DIRECTIVE
Print the lines of the listing below verbatim from its first line through the line bearing "PXY = PLOT_H / (Y_RANGE[1] - Y_RANGE[0])". Any pictures are to be omitted.

COLLECTED DATA
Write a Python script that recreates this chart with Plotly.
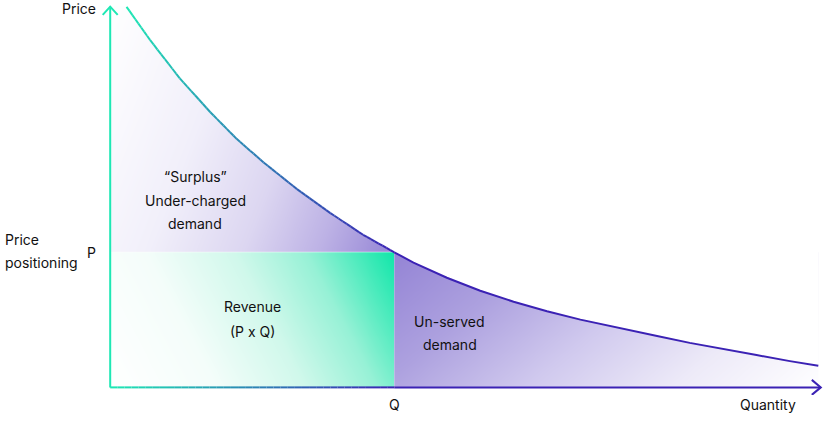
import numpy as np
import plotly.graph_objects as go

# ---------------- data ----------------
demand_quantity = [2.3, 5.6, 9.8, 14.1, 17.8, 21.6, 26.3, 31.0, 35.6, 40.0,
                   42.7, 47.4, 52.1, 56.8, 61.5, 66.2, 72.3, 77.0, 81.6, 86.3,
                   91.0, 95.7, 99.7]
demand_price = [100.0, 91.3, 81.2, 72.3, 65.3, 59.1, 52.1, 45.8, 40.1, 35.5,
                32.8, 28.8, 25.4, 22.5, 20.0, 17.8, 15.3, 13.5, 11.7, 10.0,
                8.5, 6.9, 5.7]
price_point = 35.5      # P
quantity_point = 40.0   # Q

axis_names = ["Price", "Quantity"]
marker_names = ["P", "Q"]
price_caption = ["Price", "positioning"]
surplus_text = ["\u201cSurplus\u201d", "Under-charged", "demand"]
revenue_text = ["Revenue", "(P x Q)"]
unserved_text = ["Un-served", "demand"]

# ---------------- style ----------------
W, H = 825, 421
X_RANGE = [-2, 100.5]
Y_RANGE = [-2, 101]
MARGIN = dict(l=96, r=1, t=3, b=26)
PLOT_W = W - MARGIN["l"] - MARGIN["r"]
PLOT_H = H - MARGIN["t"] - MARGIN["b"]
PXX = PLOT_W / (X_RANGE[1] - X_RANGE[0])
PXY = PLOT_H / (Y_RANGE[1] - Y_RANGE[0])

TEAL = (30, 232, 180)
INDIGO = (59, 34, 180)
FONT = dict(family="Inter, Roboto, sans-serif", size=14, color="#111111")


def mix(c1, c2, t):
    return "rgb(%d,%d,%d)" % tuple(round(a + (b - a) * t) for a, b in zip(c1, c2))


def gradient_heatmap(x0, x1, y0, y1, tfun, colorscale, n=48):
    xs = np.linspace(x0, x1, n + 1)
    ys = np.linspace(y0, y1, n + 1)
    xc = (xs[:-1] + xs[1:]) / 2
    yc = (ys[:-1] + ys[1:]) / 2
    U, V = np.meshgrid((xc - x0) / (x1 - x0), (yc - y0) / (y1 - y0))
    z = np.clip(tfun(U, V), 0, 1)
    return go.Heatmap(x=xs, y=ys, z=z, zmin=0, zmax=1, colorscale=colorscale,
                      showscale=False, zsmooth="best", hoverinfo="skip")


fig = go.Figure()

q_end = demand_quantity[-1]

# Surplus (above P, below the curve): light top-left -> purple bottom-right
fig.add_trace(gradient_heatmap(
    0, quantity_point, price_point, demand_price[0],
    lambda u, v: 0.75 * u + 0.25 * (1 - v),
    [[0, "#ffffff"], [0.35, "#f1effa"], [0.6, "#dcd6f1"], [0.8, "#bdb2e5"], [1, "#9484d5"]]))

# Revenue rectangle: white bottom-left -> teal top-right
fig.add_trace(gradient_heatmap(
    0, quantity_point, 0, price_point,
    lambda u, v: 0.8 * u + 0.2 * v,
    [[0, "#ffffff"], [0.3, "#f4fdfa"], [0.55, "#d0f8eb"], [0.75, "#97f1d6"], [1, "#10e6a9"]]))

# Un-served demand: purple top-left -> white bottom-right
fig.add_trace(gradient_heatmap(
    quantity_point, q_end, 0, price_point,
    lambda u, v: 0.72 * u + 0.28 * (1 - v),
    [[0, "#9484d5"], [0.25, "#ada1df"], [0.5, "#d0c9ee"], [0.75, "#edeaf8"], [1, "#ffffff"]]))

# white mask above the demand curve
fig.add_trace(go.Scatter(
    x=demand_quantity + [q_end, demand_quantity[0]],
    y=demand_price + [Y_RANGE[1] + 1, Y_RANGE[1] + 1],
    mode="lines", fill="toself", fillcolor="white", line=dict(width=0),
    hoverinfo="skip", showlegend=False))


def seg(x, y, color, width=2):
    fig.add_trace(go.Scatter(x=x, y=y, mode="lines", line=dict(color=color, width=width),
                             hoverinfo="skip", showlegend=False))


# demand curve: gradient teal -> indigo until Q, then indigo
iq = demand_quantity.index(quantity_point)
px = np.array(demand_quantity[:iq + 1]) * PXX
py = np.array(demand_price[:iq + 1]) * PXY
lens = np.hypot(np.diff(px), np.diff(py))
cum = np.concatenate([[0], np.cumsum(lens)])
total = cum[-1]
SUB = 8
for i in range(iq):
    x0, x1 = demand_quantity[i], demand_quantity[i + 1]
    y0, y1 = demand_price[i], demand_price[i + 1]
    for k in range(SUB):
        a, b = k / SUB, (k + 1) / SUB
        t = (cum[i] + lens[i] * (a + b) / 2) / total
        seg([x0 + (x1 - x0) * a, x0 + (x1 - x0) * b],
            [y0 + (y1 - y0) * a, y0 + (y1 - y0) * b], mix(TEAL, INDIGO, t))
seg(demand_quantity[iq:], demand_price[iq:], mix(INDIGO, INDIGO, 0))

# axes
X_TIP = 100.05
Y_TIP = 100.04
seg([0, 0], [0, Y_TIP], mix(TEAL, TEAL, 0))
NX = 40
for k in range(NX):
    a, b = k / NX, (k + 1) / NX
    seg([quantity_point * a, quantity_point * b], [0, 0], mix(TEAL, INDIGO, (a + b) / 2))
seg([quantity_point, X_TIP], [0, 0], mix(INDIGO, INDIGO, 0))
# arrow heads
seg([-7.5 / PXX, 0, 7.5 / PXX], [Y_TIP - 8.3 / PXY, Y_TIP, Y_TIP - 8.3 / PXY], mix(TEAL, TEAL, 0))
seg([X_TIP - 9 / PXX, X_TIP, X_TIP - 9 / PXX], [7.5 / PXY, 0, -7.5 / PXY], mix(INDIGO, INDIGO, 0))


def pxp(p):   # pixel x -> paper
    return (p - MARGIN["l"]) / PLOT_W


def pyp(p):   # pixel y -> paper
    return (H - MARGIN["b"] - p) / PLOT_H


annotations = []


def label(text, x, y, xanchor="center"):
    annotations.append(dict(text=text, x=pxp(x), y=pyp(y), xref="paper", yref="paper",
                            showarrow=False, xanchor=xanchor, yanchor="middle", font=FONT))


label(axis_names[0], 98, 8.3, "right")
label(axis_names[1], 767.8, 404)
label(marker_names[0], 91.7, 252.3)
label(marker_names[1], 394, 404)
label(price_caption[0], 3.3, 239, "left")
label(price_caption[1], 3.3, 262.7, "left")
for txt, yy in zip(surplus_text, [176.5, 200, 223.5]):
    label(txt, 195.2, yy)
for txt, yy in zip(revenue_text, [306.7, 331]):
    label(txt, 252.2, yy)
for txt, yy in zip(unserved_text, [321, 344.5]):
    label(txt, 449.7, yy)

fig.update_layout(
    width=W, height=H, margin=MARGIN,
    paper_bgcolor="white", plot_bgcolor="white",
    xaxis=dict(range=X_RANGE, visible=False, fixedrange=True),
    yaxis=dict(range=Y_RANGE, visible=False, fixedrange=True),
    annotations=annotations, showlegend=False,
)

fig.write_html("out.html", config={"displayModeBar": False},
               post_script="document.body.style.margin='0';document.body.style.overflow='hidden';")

EXPECTED OUTPUT
Write a Python script that recreates this chart with Plotly.
import numpy as np
import plotly.graph_objects as go

# ---------------- data ----------------
demand_quantity = [2.3, 5.6, 9.8, 14.1, 17.8, 21.6, 26.3, 31.0, 35.6, 40.0,
                   42.7, 47.4, 52.1, 56.8, 61.5, 66.2, 72.3, 77.0, 81.6, 86.3,
                   91.0, 95.7, 99.7]
demand_price = [100.0, 91.3, 81.2, 72.3, 65.3, 59.1, 52.1, 45.8, 40.1, 35.5,
                32.8, 28.8, 25.4, 22.5, 20.0, 17.8, 15.3, 13.5, 11.7, 10.0,
                8.5, 6.9, 5.7]
price_point = 35.5      # P
quantity_point = 40.0   # Q

axis_names = ["Price", "Quantity"]
marker_names = ["P", "Q"]
price_caption = ["Price", "positioning"]
surplus_text = ["\u201cSurplus\u201d", "Under-charged", "demand"]
revenue_text = ["Revenue", "(P x Q)"]
unserved_text = ["Un-served", "demand"]

# ---------------- style ----------------
W, H = 825, 421
X_RANGE = [-2, 100.5]
Y_RANGE = [-2, 101]
MARGIN = dict(l=96, r=1, t=3, b=26)
PLOT_W = W - MARGIN["l"] - MARGIN["r"]
PLOT_H = H - MARGIN["t"] - MARGIN["b"]
PXX = PLOT_W / (X_RANGE[1] - X_RANGE[0])
PXY = PLOT_H / (Y_RANGE[1] - Y_RANGE[0])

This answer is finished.